Eu não fui diferente, com a única memória da métrica original na evocação de
métrica qualitativa (a portuguesa) a fazer referência aos versos Adoneus do
poema original.
A questão
transforma-se, portanto, na seguinte: será a tradução de "Latinum"
por "Latino" digna? Honrará ela o poema? Ou, sendo que essa mesma
tradução desistiu de traduzir aquilo que o torna especificamente latino, não o
desonrará antes? A visão positiva diria que deixaria exposta a cicatriz da
proverbial insatisfação da tradução. Mas essa insatisfação, francamente, já se
tornou daqueles clichés do discurso literário, do tipo que se enuncia com voz
grave e pousada por pessoas que são poetas, e eu no que me toca fartei-me.
Isso não
obstante, pareceu-me que traduzir por "Latino" era demasiado
arrogante quer para o tradutor quer para os leitores da tradução, que são
deixados sem um referente, na exacta medida em que em vão buscarão a suposta
latinidade métrica (a única) do poema dela privado. Por oposição a essa presunção, há
um reconhecimento de um fracasso pessoal na tradução por "composto".
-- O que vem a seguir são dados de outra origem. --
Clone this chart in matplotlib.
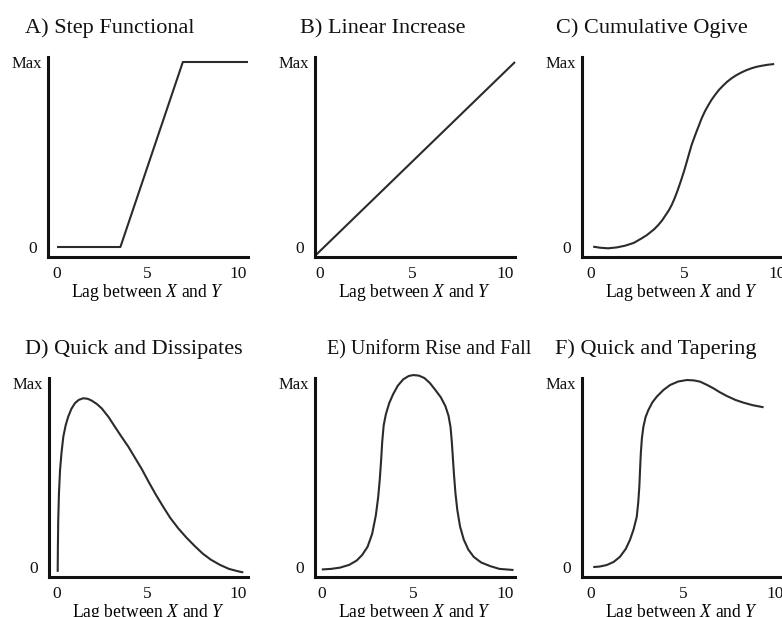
import matplotlib
matplotlib.use("Agg")
import matplotlib.pyplot as plt

plt.rcParams['font.family'] = ['Liberation Serif', 'DejaVu Serif']
plt.rcParams['mathtext.fontset'] = 'custom'
plt.rcParams['mathtext.rm'] = 'Liberation Serif'
plt.rcParams['mathtext.it'] = 'Liberation Serif:italic'

# ---- data ----
titles = ["A) Step Functional", "B) Linear Increase", "C) Cumulative Ogive",
          "D) Quick and Dissipates", "E) Uniform Rise and Fall", "F) Quick and Tapering"]

a_x = [0.0, 3.5, 6.95, 10.55]
a_y = [0.0, 0.0, 1.0, 1.0]

b_x = [-0.22, 10.54]
b_y = [-0.043, 1.0]

c_x = [0.12, 0.5, 0.93, 1.4, 1.83, 2.3, 2.73, 3.0, 3.2, 3.42, 3.62, 3.82, 4.0, 4.18,
       4.34, 4.48, 4.62, 4.75, 4.88, 5.02, 5.15, 5.28, 5.41, 5.55, 5.68, 5.82, 5.95,
       6.12, 6.3, 6.48, 6.67, 6.88, 7.1, 7.32, 7.56, 7.82, 8.1, 8.36, 8.63, 8.9, 9.2,
       9.5, 9.85]
c_y = [0.002, -0.004, -0.007, -0.002, 0.007, 0.022, 0.047, 0.064, 0.08, 0.098, 0.119,
       0.143, 0.17, 0.197, 0.227, 0.259, 0.295, 0.332, 0.371, 0.415, 0.46, 0.506, 0.551,
       0.59, 0.625, 0.661, 0.695, 0.732, 0.765, 0.795, 0.822, 0.849, 0.872, 0.893, 0.912,
       0.929, 0.944, 0.956, 0.966, 0.974, 0.98, 0.985, 0.989]

d_x = [0.04, 0.05, 0.07, 0.11, 0.17, 0.25, 0.35, 0.48, 0.62, 0.8, 0.99, 1.2, 1.45,
       1.7, 1.92, 2.2, 2.47, 2.85, 3.2, 3.55, 3.94, 4.3, 4.68, 5.05, 5.45, 5.85, 6.25,
       6.7, 7.15, 7.6, 8.05, 8.5, 9.0, 9.5, 10.0, 10.29]
d_y = [-0.026, 0.1, 0.255, 0.4, 0.527, 0.62, 0.708, 0.77, 0.817, 0.86, 0.89, 0.908,
       0.917, 0.914, 0.904, 0.886, 0.862, 0.815, 0.762, 0.71, 0.654, 0.595, 0.533, 0.465,
       0.395, 0.33, 0.268, 0.21, 0.16, 0.115, 0.073, 0.04, 0.012, -0.01, -0.023, -0.029]

e_x = [0.0, 0.5, 1.0, 1.5, 1.9, 2.2, 2.5, 2.75, 2.95, 3.08, 3.17, 3.24, 3.3, 3.38,
       3.5, 3.68, 3.9, 4.15, 4.45, 4.75, 5.0, 5.3, 5.6, 5.9, 6.2, 6.5, 6.75, 6.92, 7.03,
       7.1, 7.16, 7.22, 7.3, 7.4, 7.55, 7.75, 8.0, 8.3, 8.7, 9.2, 9.7, 10.47]
e_y = [-0.013, -0.01, -0.003, 0.012, 0.035, 0.065, 0.11, 0.18, 0.28, 0.38, 0.48, 0.58,
       0.68, 0.77, 0.83, 0.89, 0.94, 0.985, 1.02, 1.038, 1.043, 1.04, 1.027, 1.0, 0.962,
       0.922, 0.874, 0.822, 0.76, 0.68, 0.59, 0.5, 0.4, 0.31, 0.22, 0.15, 0.095, 0.055,
       0.025, 0.005, -0.01, -0.016]

f_x = [0.14, 0.5, 0.87, 1.25, 1.59, 1.9, 2.13, 2.33, 2.5, 2.58, 2.64, 2.68, 2.72, 2.78,
       2.86, 2.98, 3.13, 3.35, 3.59, 3.95, 4.31, 4.75, 5.22, 5.6, 5.94, 6.3, 6.66, 7.0,
       7.39, 7.85, 8.29, 8.8, 9.38]
f_y = [0.0, 0.003, 0.011, 0.028, 0.056, 0.098, 0.147, 0.205, 0.273, 0.35, 0.436, 0.53,
       0.617, 0.7, 0.762, 0.815, 0.853, 0.895, 0.926, 0.962, 0.989, 1.008, 1.016, 1.014,
       1.007, 0.99, 0.971, 0.95, 0.929, 0.908, 0.893, 0.879, 0.868]

series_x = [a_x, b_x, c_x, d_x, e_x, f_x]
series_y = [a_y, b_y, c_y, d_y, e_y, f_y]

xticks = [0, 5, 10]
xtick_labels = ["0", "5", "10"]
yticks = [0, 1]
ytick_labels = ["0", "Max"]
xlabel = "Lag between $X$ and $Y$"

# ---- layout (pixels) ----
W, H = 782, 617
fig = plt.figure(figsize=(W / 100, H / 100), dpi=100)
fig.patch.set_facecolor("white")

# left, top, right, bottom in pixels
boxes = [(48, 57, 248, 257), (315, 57, 515, 257), (582, 57, 782, 257),
         (49, 378, 248, 577), (315, 378, 515, 577), (582, 378, 782, 577)]
xlims = [(-0.50, 10.55), (-0.27, 10.54), (-0.48, 10.27),
         (-0.44, 10.55), (-0.37, 10.55), (-0.47, 10.38)]
title_pos = [(25, 33), (300, 33), (556, 33), (25, 354), (327, 354), (555, 354)]
title_sizes = [16, 16, 16, 16, 14.5, 16]

line_col = "#2b2b2b"
for i in range(6):
    l, t, r, b = boxes[i]
    ax = fig.add_axes([l / W, 1 - b / H, (r - l) / W, (b - t) / H])
    ax.plot(series_x[i], series_y[i], color=line_col, lw=1.5, clip_on=False,
            solid_joinstyle='round', solid_capstyle='butt')
    ax.set_xlim(*xlims[i])
    ax.set_ylim(-0.054, 1.027)
    for s in ["top", "right"]:
        ax.spines[s].set_visible(False)
    for s in ["left", "bottom"]:
        ax.spines[s].set_linewidth(2.2)
        ax.spines[s].set_color("#111111")
    ax.set_xticks(xticks)
    ax.set_xticklabels(xtick_labels, fontsize=12.5)
    ax.set_yticks(yticks)
    ax.set_yticklabels(ytick_labels)
    ylabs = ax.get_yticklabels()
    ylabs[0].set_fontsize(12.5)
    ylabs[1].set_fontsize(12)
    ax.tick_params(axis='both', length=0, colors="#111111")
    ax.tick_params(axis='x', pad=6.5)
    yt = ax.yaxis.get_major_ticks()
    yt[0].set_pad(8)
    yt[1].set_pad(4.3)
    ax.set_xlabel(xlabel, fontsize=12.7, labelpad=0)
    ax.patch.set_alpha(0)
    tx, ty = title_pos[i]
    fig.text(tx / W, 1 - ty / H, titles[i], fontsize=title_sizes[i], ha='left',
             va='baseline', color="#111111")

fig.savefig("out.png", dpi=100, facecolor="white")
Uma tradução insuficiente, mas honesta na sua insuficiência, e que preferiu
optar pelo sentido alternativo da palavra, sentido esse vivo e real para a
língua em que o poema está escrito, mesmo se no poema em questão está apenas
latente, como eco duma ligação à língua da qual é servidor.
O Horácio certamente
teria certamente entendido que o sentido principal seria o da relação métrica,
com o alternativo, acima exposto, quase desactivado a uma primeira leitura. Não
podemos porém duvidar de que estaria consciente da insinuação que rastejava na
palavra, prestes a manifestar-se a um leitor atento. Aquilo que em Latim é
meramente implícito, na minha tradução é explícito. Humildemente explícito,
pretendendo-se que essa humildade mais não seja que um sinal de respeito pelo meu querido e pachorrento dominus.